Sunday, April 6, 2008

SIGH....

Okay, so it's almost 10:00 - WAY too late for a little baby to JUST be going to sleep. I believe the separation anxiety has set in as of yesterday. Last night Callie would basically fall asleep in my arms. Then, as soon as I laid her down and turned my back, she just went hysterical. Tonight - the same thing. SIGH... It's hard to know what to do. Do I let her cry for a few minutes to settle down? Do I go back in her room to pick her up? It's hard not to when those little arms are stretched out to you or she stands up in her crib and clings to me for dear life. I know it's just a phase, but it's hard! :( I know she's exhausted or else I wouldn't lay her down in her crib, but it's just like she can't go to sleep if she can't see me or feel me. It's cute and frustrating at the same time. Her daddy can't do anything with her at night time to help her go to sleep. Thanks to me, I'm the only person who has mastered putting her to bed for the night. That's good and it's bad at the same time.

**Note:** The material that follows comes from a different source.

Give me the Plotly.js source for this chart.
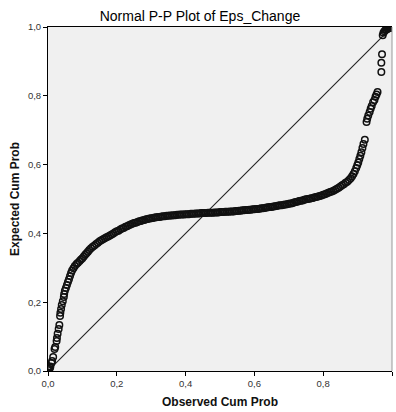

SIGH.... Anyway, I had to vent about my dilemma. I love her to pieces, but sometimes enough is enough. It's hard to work on putting her to bed for 45 min. to an hour when I KNOW for a fact she's so tired.

This to shall pass, right? (Please say yes....)

1 comment:

Katie said...

Yes! It will pass!!! Then you'll look back (like I'm doing right now) and think, "Hmmmm...what DID I do??" I think in your heart you'll know...deep down you'll at least have an inkling. You'll hear LOTS of "advice"...just take it with a grain of salt. Use what you like and send the rest to the recycle bin of your brain!